The prophet has seen the Lord high and lifted up, in all of His glory sitting on His throne.  He has seen the Seraphim calling out in voices of roaring thunder, “Holy, Holy, Holy is the Lord God Almighty, the whole earth is full of His glory.”  Suddenly he realizes he is not holy and he cannot survive.  “Woe is me!  I am a man of unclean lips living with people who are unclean!”

A Seraph flies to Isaiah holding a white hot coal from the altar of incense and touches Isaiah’s lips pronouncing him to be justified, his guilt is taken away and his sin atoned for.  The pain of that moment struck me while preparing to preach.  All afternoon had been a battle against sinfulness in thought, word and deed.  It wasn’t always a successful battle.  I felt the heavy weight of my sins, both tremendous and trivial in many ways.  I even spent time before the message alone confessing sin in my office.

But while preaching the verses in Isaiah 6:6-7 and how God dealt with Isaiah’s sin I sensed time slow down to a near stop as I was speaking.  I continued preaching but suddenly there was something happening around me at another level.  I was convicted not only of my unholiness and sin, but the realization hit me like Isaiah, God should strike me down in the pulpit.  I am not worthy to preach such Good News.  I thought my heart was going to stop right there in front of 30 people. (Our standard Sunday night congregation.)

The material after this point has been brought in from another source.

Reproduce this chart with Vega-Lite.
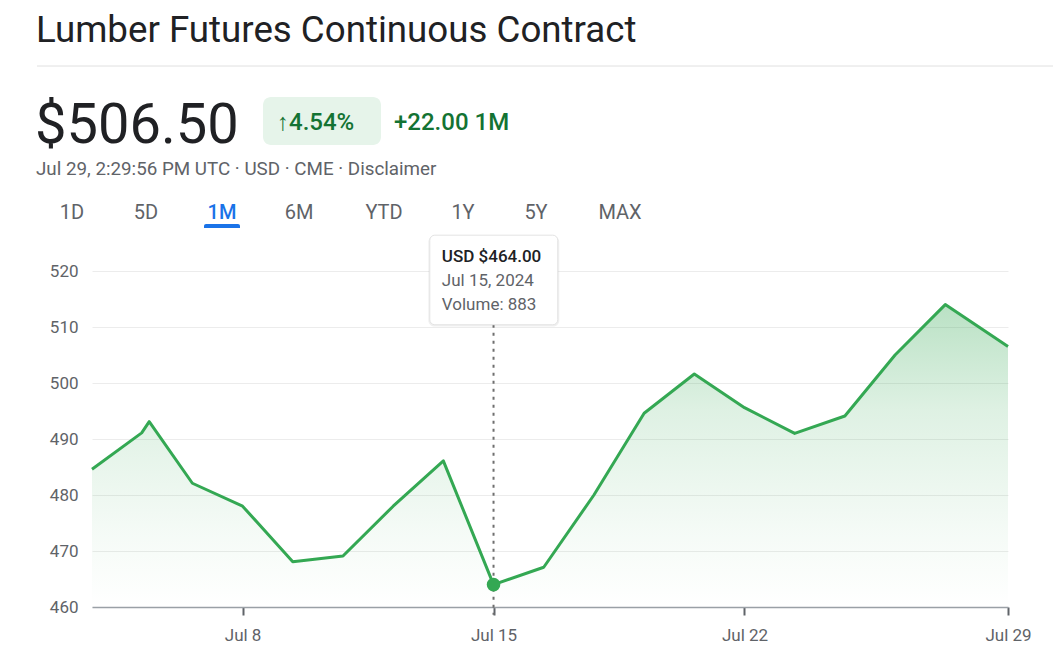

In the same moment, the words came so clearly, “Wretched man that I am!  Who will save me from this body of death?  Thanks be to God through Jesus Christ our Lord!”  And then time returned to normal without me missing a word or a beat of the message.

I do not share this to sound super-spritual.  I am not or I would not have been in my office an hour before service tonight confessing sin.  Events like this rarely (like almost never in 12 years) happen while I am preaching.  I had long understood Isaiah’s predicament on many different levels, physical, spiritual, emotional.  But I had never been brought into his experience in such a powerful way.

I cannot say enough how grateful I am for Christ’s obedience and sufficient, perfect sacrifice for my sins.  I am not worthy and I will spend all of eternity in awe of God’s grace and mercy to me, a gross sinner.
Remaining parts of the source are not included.